The University of Gloucestershire is updating the dissertation and thesis retention policy and reviewing some related issues. I would be interested in other HEIs retention policies particularly the duration of retention for different categories eg undergraduate, postgraduate taught, postgraduate by research, doctoral.
Our current practice is to receive all dissertations and theses in digital format, there may be a small number of exceptions to this. For doctoral theses we continue to receive hard copy in addition to the digital copy. There are additional restriction on thesis content that affect digital copies, this is the argument for retaining the hard copy though we could do a fine grained selection based on whether the digital copy can be distributed in full. Obtaining a hard copy retrospectively, if not standard practice might not be straightforward.
Dissertations and theses received in hard copy in the past are stored in the library. The University uses Turnitin plagiarism detection software. No doctoral theses have been discarded to-date.
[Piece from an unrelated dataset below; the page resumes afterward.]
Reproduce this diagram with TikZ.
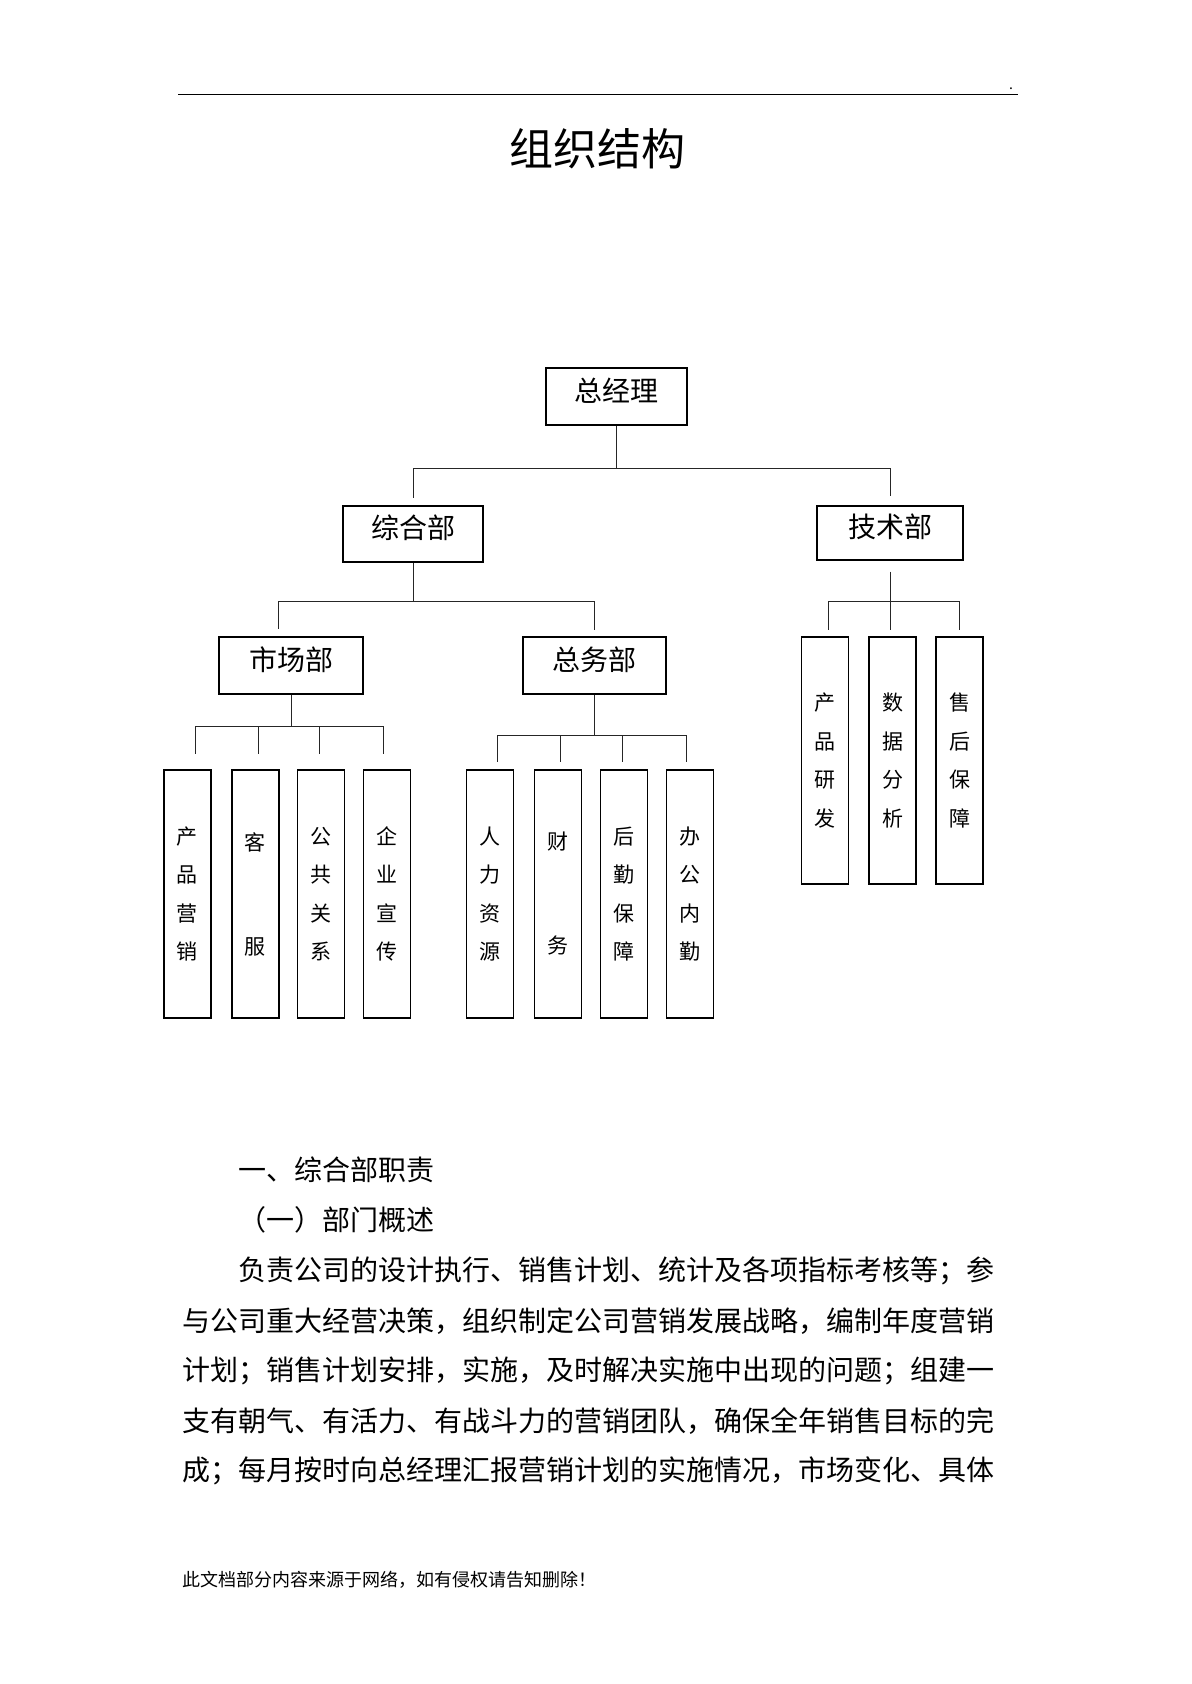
\documentclass[tikz,border=0pt]{standalone}
\usepackage{fontspec}
\setmainfont{Noto Sans CJK SC}
\usetikzlibrary{calc}
\newcommand{\liftlabel}[1]{\raisebox{3pt}[\height][\depth]{#1}}
\tikzset{
  conn/.style={line width=0.5pt, black!85},
  hbox/.style={draw, line width=0.65pt, inner sep=0pt, font=\fontsize{14pt}{16pt}\selectfont},
  vbox/.style={draw, line width=0.65pt, inner sep=0pt, minimum width=23.5pt, align=center,
     font=\fontsize{10.5pt}{19.25pt}\selectfont},
  lbox/.style={vbox, minimum height=124pt},
  tbox/.style={vbox, minimum height=123.5pt},
  body/.style={anchor=west, inner sep=0pt, font=\fontsize{14pt}{16pt}\selectfont},
}
\begin{document}
\begin{tikzpicture}[x=0.5pt,y=-0.5pt]
\useasboundingbox (0,0) rectangle (1191,1684);
% header
\coordinate (hl) at (178,94.5);
\coordinate (hr) at (1018,94.5);
\draw[line width=0.85pt] (hl) -- (hr);
\node[inner sep=0pt, anchor=base, font=\fontsize{7pt}{7pt}\selectfont] (dot) at (1011,90) {.};
% title
\node[inner sep=0pt, font=\fontsize{22pt}{24pt}\selectfont] (title) at (597,149) {组织结构};

% level 0/1/2 boxes
\node[hbox, minimum width=70.5pt, minimum height=28.5pt] (gm) at (616.5,396.5) {\liftlabel{总经理}};
\node[hbox, minimum width=70pt, minimum height=28pt] (zh) at (413,534) {\liftlabel{综合部}};
\node[hbox, minimum width=73pt, minimum height=27pt] (js) at (890,533) {\liftlabel{技术部}};
\node[hbox, minimum width=72pt, minimum height=28.5pt] (sc) at (291,665.5) {\liftlabel{市场部}};
\node[hbox, minimum width=71.5pt, minimum height=28.5pt] (zw) at (594.5,665.5) {\liftlabel{总务部}};

% leaf boxes
\node[lbox] (m1) at (187.4,894) {产\\品\\营\\销};
\node[lbox] (m2) at (255.4,894) {客\\[32.75pt]服};
\node[lbox] (m3) at (320.8,894) {公\\共\\关\\系};
\node[lbox] (m4) at (386.7,894) {企\\业\\宣\\传};
\node[lbox] (z1) at (490.3,894) {人\\力\\资\\源};
\node[lbox] (z2) at (557.7,894) {财\\[32.75pt]务};
\node[lbox] (z3) at (624,894) {后\\勤\\保\\障};
\node[lbox] (z4) at (690,894) {办\\公\\内\\勤};
\node[tbox] (t1) at (825.3,760.5) {产\\品\\研\\发};
\node[tbox] (t2) at (892.5,760.5) {数\\据\\分\\析};
\node[tbox] (t3) at (959.5,760.5) {售\\后\\保\\障};

% connectors: general manager
\coordinate (b1) at (616.5,468);
\draw[conn] (gm.south) -- (b1);
\draw[conn, shorten >=3.5pt] (b1) -| (zh.north);
\draw[conn, shorten >=4.5pt] (b1) -| (js.north);
% 综合部
\coordinate (b2) at (413,601.7);
\draw[conn] (zh.south) -- (b2);
\draw[conn, shorten >=3.5pt] (b2) -| ($(sc.north)+(-13,0)$);
\draw[conn, shorten >=3pt] (b2) -| (zw.north);
% 市场部
\coordinate (b3) at (291,726);
\draw[conn] (sc.south) -- (b3);
\draw[conn, shorten >=7.5pt] (b3) -| ($(m1.north)+(8,0)$);
\draw[conn, shorten >=7.5pt] (b3) -| ($(m2.north)+(2.7,0)$);
\draw[conn, shorten >=7.5pt] (b3) -| ($(m3.north)+(-1,0)$);
\draw[conn, shorten >=7.5pt] (b3) -| ($(m4.north)+(-3.2,0)$);
% 总务部
\coordinate (b4) at (594.5,735);
\draw[conn] (zw.south) -- (b4);
\draw[conn, shorten >=3.5pt] (b4) -| ($(z1.north)+(7,0)$);
\draw[conn, shorten >=3.5pt] (b4) -| ($(z2.north)+(2.6,0)$);
\draw[conn, shorten >=3.5pt] (b4) -| ($(z3.north)+(-1.3,0)$);
\draw[conn, shorten >=3.5pt] (b4) -| ($(z4.north)+(-4,0)$);
% 技术部
\coordinate (b5) at (890,601.7);
\draw[conn, shorten <=5.5pt, shorten >=3pt] (js.south) -- (js.south |- t2.north);
\draw[conn, shorten >=3pt] (b5) -| ($(t1.north)+(3,0)$);
\draw[conn, shorten >=3pt] (b5) -| (t3.north);

% text
\node[body] (h1) at (238,1170) {一、综合部职责};
\node[body] (h2) at (238,1220) {（一）部门概述};
\node[body] (p1) at (238,1271) {负责公司的设计执行、销售计划、统计及各项指标考核等；参};
\node[body] (p2) at (182,1321) {与公司重大经营决策，组织制定公司营销发展战略，编制年度营销};
\node[body] (p3) at (182,1371) {计划；销售计划安排，实施，及时解决实施中出现的问题；组建一};
\node[body] (p4) at (182,1421) {支有朝气、有活力、有战斗力的营销团队，确保全年销售目标的完};
\node[body] (p5) at (182,1471) {成；每月按时向总经理汇报营销计划的实施情况，市场变化、具体};
\node[anchor=west, inner sep=0pt, font=\fontsize{9pt}{10pt}\selectfont] (foot) at (182,1580) {此文档部分内容来源于网络，如有侵权请告知删除！};
\end{tikzpicture}
\end{document}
LIS does not have a policy or resource for comprehensive retrospective digitisation. We have some 200 doctoral theses digitised retrospectively on the EThOS database and we are adding our postgraduate theses by research and doctoral theses to our own repository in full text (unless embargoed for FOIA reasons). We will be adding theses from EThOS that were digitised from the hard copy before we had a Research Repository. We may store the hard copy theses not yet digitised and digitise in house on demand (ie someone will manually scan them to a reasonable standard but only if they are requested). EThOS is harvesting all new digital doctoral theses added to the Research Repository.
We have some masters by research and doctoral theses where it has been necessary to make redactions to the digital version - usually for reasons of copyright. Therefore the digital copy is not as complete as the hard copy. There are other theses with embargoes of 2-5 years, digital copies exist and are restricted on our Research Repository ready for release at the appropriate time.
This is the background. My specific questions are:
1. Do you retain all hard copy doctoral theses indefinitely or for a specific number of years whether or not a digital copy is available?
2. Do you retain the hard copy of a doctoral thesis even if the digital copy is unredacted or redacted only for signatures?
3. Does the library receive both hard copy and digital versions of the doctoral theses?
4. If the library stores hard copy doctoral theses how long do you retain them?
5. If the library stores hard copy masters by research and Mphil theses how long do you retain them?
6.If the library stores hard copy taught postgraduate dissertations how long do you retain them?
7.If the library stores hard copy undergraduate dissertations how long do you retain them?
8.Does any HEI hold hard copies of theses and dissertations somewhere other than in the library or library storage?
9.Are there HEIs who no longer require students to submit hard copies of dissertations or theses including doctoral theses?
10. Do you routinely restrict access to hard copy dissertations and theses (ie closed storage, available on request and signed for).